▸ What is expected
Look below for the line that contains "Emit a standalone", then copy it and each following line to the end of the records, minus any pictures.

[Record list start]

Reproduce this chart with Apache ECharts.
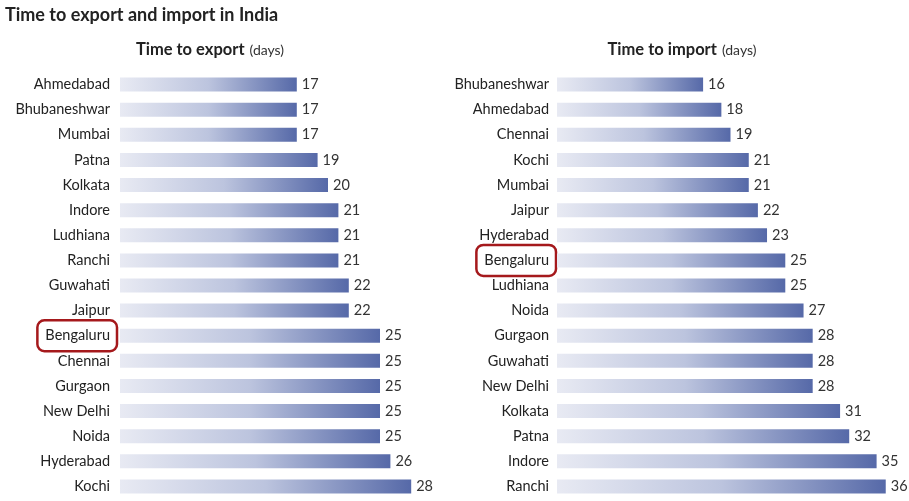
<!DOCTYPE html>
<html><head><meta charset="utf-8">
<script src="https://cdn.jsdelivr.net/npm/echarts@6/dist/echarts.min.js"></script>
<style>html,body{margin:0;padding:0;background:#fff}#c{width:909px;height:501px}</style>
</head><body><div id="c"></div>
<script>
var exportCities = ['Ahmedabad','Bhubaneshwar','Mumbai','Patna','Kolkata','Indore','Ludhiana','Ranchi','Guwahati','Jaipur','Bengaluru','Chennai','Gurgaon','New Delhi','Noida','Hyderabad','Kochi'];
var exportDays = [17,17,17,19,20,21,21,21,22,22,25,25,25,25,25,26,28];
var importCities = ['Bhubaneshwar','Ahmedabad','Chennai','Kochi','Mumbai','Jaipur','Hyderabad','Bengaluru','Ludhiana','Noida','Gurgaon','Guwahati','New Delhi','Kolkata','Patna','Indore','Ranchi'];
var importDays = [16,18,19,21,21,22,23,25,25,27,28,28,28,31,32,35,36];
var highlight = 'Bengaluru';
var FONT = 'Lato';
var FS = 14.5;

var chart = echarts.init(document.getElementById('c'));
var grad = new echarts.graphic.LinearGradient(0,0,1,0,[
  {offset:0,color:'#e8eaf3'},{offset:0.5,color:'#bcc4de'},{offset:1,color:'#5669a8'}]);
function labelFmt(v){ return v===highlight ? '{hl|'+v+'}' : '{n|'+v+'}'; }
function yAxis(idx, cats, margin){
  return {type:'category', gridIndex:idx, data:cats, inverse:true,
    axisLine:{show:false}, axisTick:{show:false},
    axisLabel:{margin:margin, color:'#222', fontSize:FS, fontFamily:FONT, formatter:labelFmt,
      rich:{
        n:{fontSize:FS, fontFamily:FONT, color:'#222', padding:[0,7,0,0]},
        hl:{fontSize:FS, fontFamily:FONT, color:'#222', borderColor:'#a5191c', borderWidth:2.5, borderRadius:7, padding:[8,7,8,8]}}}};
}
function xAxis(idx, max){
  return {type:'value', gridIndex:idx, min:0, max:max, show:false, splitLine:{show:false}};
}
function series(idx, vals){
  return {type:'bar', xAxisIndex:idx, yAxisIndex:idx, data:vals, barWidth:14,
    itemStyle:{color:grad}, label:{show:true, position:'right', distance:5, color:'#333', fontSize:FS, fontFamily:FONT}};
}
var sub = {rich:{b:{fontSize:16.5,fontWeight:'bold',color:'#222',fontFamily:FONT},n:{fontSize:14,fontWeight:'normal',color:'#333',fontFamily:FONT}}};
chart.setOption({
  animation:false,
  title:[
    {text:'Time to export and import in India', left:5, top:6, padding:0, textStyle:{fontSize:18, fontWeight:'bold', color:'#222', fontFamily:FONT}},
    {text:'{b|Time to export} {n|(days)}', left:210, top:41, padding:0, textAlign:'center', textStyle:sub},
    {text:'{b|Time to import} {n|(days)}', left:682, top:41, padding:0, textAlign:'center', textStyle:sub}
  ],
  grid:[
    {left:120, width:312, top:72, height:427},
    {left:557, width:347, top:72, height:427}
  ],
  xAxis:[xAxis(0,30), xAxis(1,38)],
  yAxis:[yAxis(0,exportCities,3), yAxis(1,importCities,1)],
  series:[series(0,exportDays), series(1,importDays)]
});
</script></body></html>
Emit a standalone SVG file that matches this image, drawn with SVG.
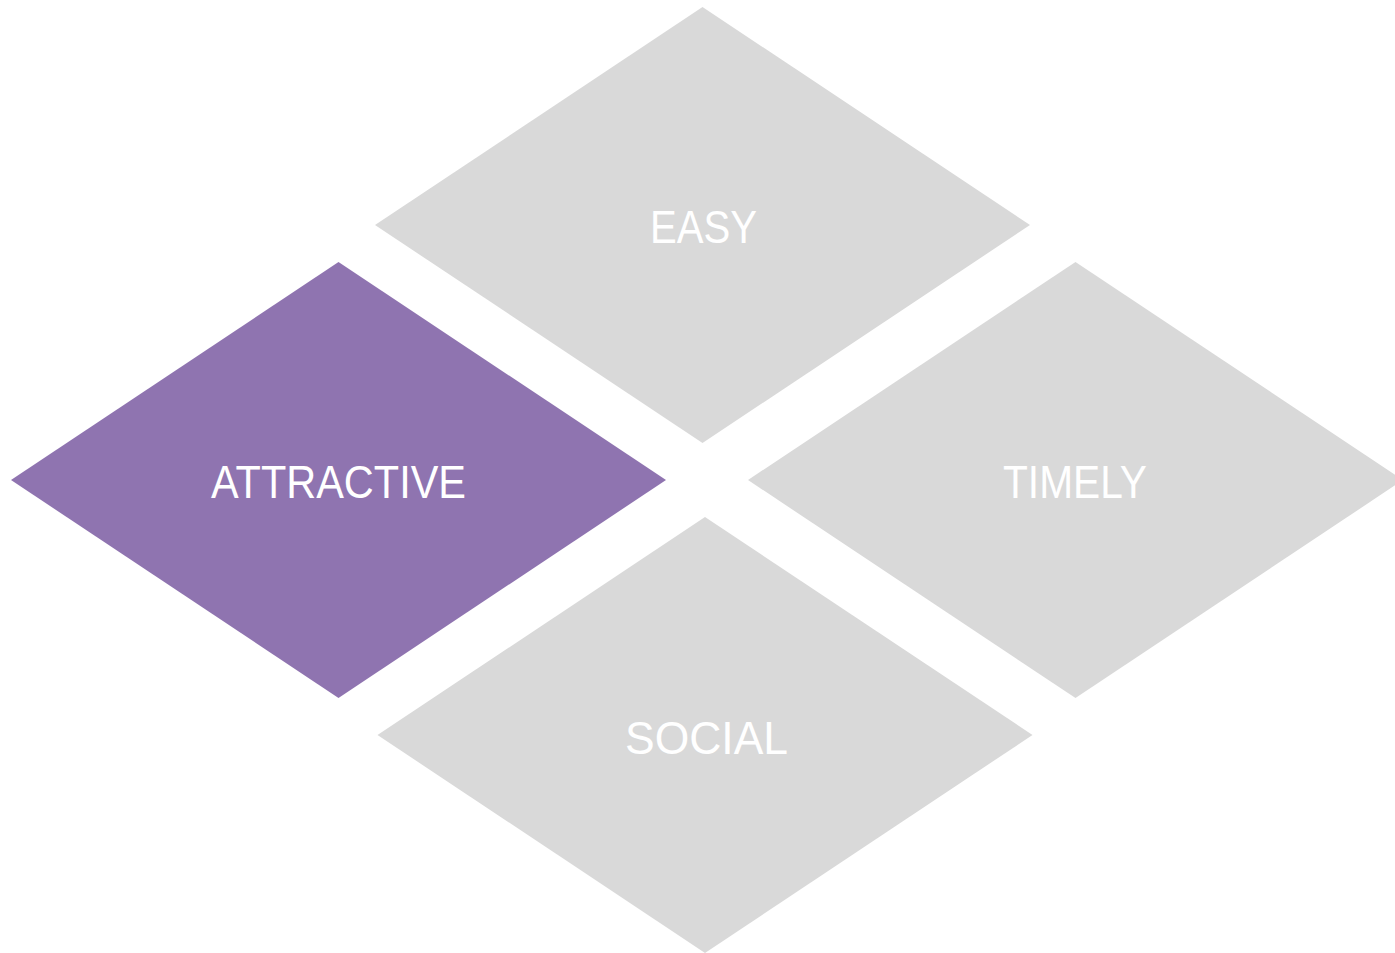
<svg xmlns="http://www.w3.org/2000/svg" width="1395" height="953" viewBox="0 0 1395 953">
<style>
.grey{fill:#d9d9d9}
.purple{fill:#8f74b0}
.lbl{fill:#ffffff;font-family:"Liberation Sans",Arial,sans-serif;font-size:46px;text-anchor:middle}
</style>
<rect width="1395" height="953" fill="#ffffff"/>
<g id="connectors"/>
<g id="easy">
<polygon class="grey" points="702.5,7 1030,225 702.5,443 375,225"/>
<text class="lbl" x="703.5" y="243" textLength="107" lengthAdjust="spacingAndGlyphs">EASY</text>
</g>
<g id="attractive">
<polygon class="purple" points="338.5,262 666,480 338.5,698 11,480"/>
<text class="lbl" x="338.5" y="498" textLength="255" lengthAdjust="spacingAndGlyphs">ATTRACTIVE</text>
</g>
<g id="timely">
<polygon class="grey" points="1075.5,262 1403,480 1075.5,698 748,480"/>
<text class="lbl" x="1075" y="498" textLength="144" lengthAdjust="spacingAndGlyphs">TIMELY</text>
</g>
<g id="social">
<polygon class="grey" points="705,517 1032.5,735 705,953 377.5,735"/>
<text class="lbl" x="706.5" y="754" textLength="163" lengthAdjust="spacingAndGlyphs">SOCIAL</text>
</g>
</svg>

[Record list end]

▸ Task response
Emit a standalone SVG file that matches this image, drawn with SVG.
<svg xmlns="http://www.w3.org/2000/svg" width="1395" height="953" viewBox="0 0 1395 953">
<style>
.grey{fill:#d9d9d9}
.purple{fill:#8f74b0}
.lbl{fill:#ffffff;font-family:"Liberation Sans",Arial,sans-serif;font-size:46px;text-anchor:middle}
</style>
<rect width="1395" height="953" fill="#ffffff"/>
<g id="connectors"/>
<g id="easy">
<polygon class="grey" points="702.5,7 1030,225 702.5,443 375,225"/>
<text class="lbl" x="703.5" y="243" textLength="107" lengthAdjust="spacingAndGlyphs">EASY</text>
</g>
<g id="attractive">
<polygon class="purple" points="338.5,262 666,480 338.5,698 11,480"/>
<text class="lbl" x="338.5" y="498" textLength="255" lengthAdjust="spacingAndGlyphs">ATTRACTIVE</text>
</g>
<g id="timely">
<polygon class="grey" points="1075.5,262 1403,480 1075.5,698 748,480"/>
<text class="lbl" x="1075" y="498" textLength="144" lengthAdjust="spacingAndGlyphs">TIMELY</text>
</g>
<g id="social">
<polygon class="grey" points="705,517 1032.5,735 705,953 377.5,735"/>
<text class="lbl" x="706.5" y="754" textLength="163" lengthAdjust="spacingAndGlyphs">SOCIAL</text>
</g>
</svg>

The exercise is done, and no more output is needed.